**SHORT TASK**:
Copy out all the lines exactly. Omit pictures.
* * * *
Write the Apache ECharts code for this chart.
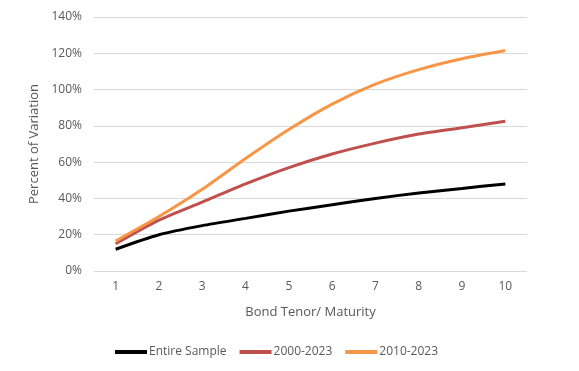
<!DOCTYPE html>
<html>
<head>
<meta charset="utf-8">
<script src="https://cdn.jsdelivr.net/npm/echarts@6/dist/echarts.min.js"></script>
<style>html,body{margin:0;padding:0;background:#fff}#c{width:579px;height:371px}</style>
</head>
<body>
<div id="c"></div>
<script>
const categories = ['1','2','3','4','5','6','7','8','9','10'];
const entireSample = [12, 20, 25, 29, 33, 36.5, 40, 43, 45.5, 48];
const p2000_2023 = [15, 28, 38, 48, 57, 64.5, 70.5, 75.5, 79, 82.5];
const p2010_2023 = [16.5, 30, 45, 62, 78, 92, 103, 111, 117, 121.5];
const seriesNames = ['Entire Sample', '2000-2023', '2010-2023'];
const colors = ['#000000', '#C0504D', '#F79646'];

const chart = echarts.init(document.getElementById('c'));
const font = 'Open Sans, Liberation Sans, sans-serif';
const mk = (name, data, color) => ({
  name, type: 'line', data, smooth: 0.25, symbol: 'none',
  lineStyle: {width: 3, color}, itemStyle: {color}
});
chart.setOption({
  animation: false,
  grid: {left: 94, right: 52, top: 17, bottom: 100},
  xAxis: {
    type: 'category', data: categories, boundaryGap: true,
    axisLine: {show: false}, axisTick: {show: false},
    axisLabel: {color: '#595959', fontSize: 12, fontFamily: font, margin: 10},
    name: 'Bond Tenor/ Maturity', nameLocation: 'middle', nameGap: 35,
    nameTextStyle: {color: '#595959', fontSize: 13, fontFamily: font}
  },
  yAxis: {
    type: 'value', min: 0, max: 140, interval: 20,
    axisLine: {show: false}, axisTick: {show: false},
    splitLine: {lineStyle: {color: '#D9D9D9', width: 1}},
    axisLabel: {color: '#595959', fontSize: 12, fontFamily: font, margin: 12, formatter: v => v + '%'},
    name: 'Percent of Variation', nameLocation: 'middle', nameGap: 43,
    nameTextStyle: {color: '#595959', fontSize: 13, fontFamily: font}
  },
  legend: {
    bottom: 8, left: 110, itemWidth: 32, itemHeight: 4, itemGap: 13, icon: 'rect',
    textStyle: {color: '#595959', fontSize: 12, fontFamily: font, padding: [0,0,0,-3]},
    data: seriesNames
  },
  series: [
    mk(seriesNames[0], entireSample, colors[0]),
    mk(seriesNames[1], p2000_2023, colors[1]),
    mk(seriesNames[2], p2010_2023, colors[2])
  ]
});
</script>
</body>
</html>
* * * *
**THE COMPLETED TASK**:
Write the Apache ECharts code for this chart.
<!DOCTYPE html>
<html>
<head>
<meta charset="utf-8">
<script src="https://cdn.jsdelivr.net/npm/echarts@6/dist/echarts.min.js"></script>
<style>html,body{margin:0;padding:0;background:#fff}#c{width:579px;height:371px}</style>
</head>
<body>
<div id="c"></div>
<script>
const categories = ['1','2','3','4','5','6','7','8','9','10'];
const entireSample = [12, 20, 25, 29, 33, 36.5, 40, 43, 45.5, 48];
const p2000_2023 = [15, 28, 38, 48, 57, 64.5, 70.5, 75.5, 79, 82.5];
const p2010_2023 = [16.5, 30, 45, 62, 78, 92, 103, 111, 117, 121.5];
const seriesNames = ['Entire Sample', '2000-2023', '2010-2023'];
const colors = ['#000000', '#C0504D', '#F79646'];

const chart = echarts.init(document.getElementById('c'));
const font = 'Open Sans, Liberation Sans, sans-serif';
const mk = (name, data, color) => ({
  name, type: 'line', data, smooth: 0.25, symbol: 'none',
  lineStyle: {width: 3, color}, itemStyle: {color}
});
chart.setOption({
  animation: false,
  grid: {left: 94, right: 52, top: 17, bottom: 100},
  xAxis: {
    type: 'category', data: categories, boundaryGap: true,
    axisLine: {show: false}, axisTick: {show: false},
    axisLabel: {color: '#595959', fontSize: 12, fontFamily: font, margin: 10},
    name: 'Bond Tenor/ Maturity', nameLocation: 'middle', nameGap: 35,
    nameTextStyle: {color: '#595959', fontSize: 13, fontFamily: font}
  },
  yAxis: {
    type: 'value', min: 0, max: 140, interval: 20,
    axisLine: {show: false}, axisTick: {show: false},
    splitLine: {lineStyle: {color: '#D9D9D9', width: 1}},
    axisLabel: {color: '#595959', fontSize: 12, fontFamily: font, margin: 12, formatter: v => v + '%'},
    name: 'Percent of Variation', nameLocation: 'middle', nameGap: 43,
    nameTextStyle: {color: '#595959', fontSize: 13, fontFamily: font}
  },
  legend: {
    bottom: 8, left: 110, itemWidth: 32, itemHeight: 4, itemGap: 13, icon: 'rect',
    textStyle: {color: '#595959', fontSize: 12, fontFamily: font, padding: [0,0,0,-3]},
    data: seriesNames
  },
  series: [
    mk(seriesNames[0], entireSample, colors[0]),
    mk(seriesNames[1], p2000_2023, colors[1]),
    mk(seriesNames[2], p2010_2023, colors[2])
  ]
});
</script>
</body>
</html>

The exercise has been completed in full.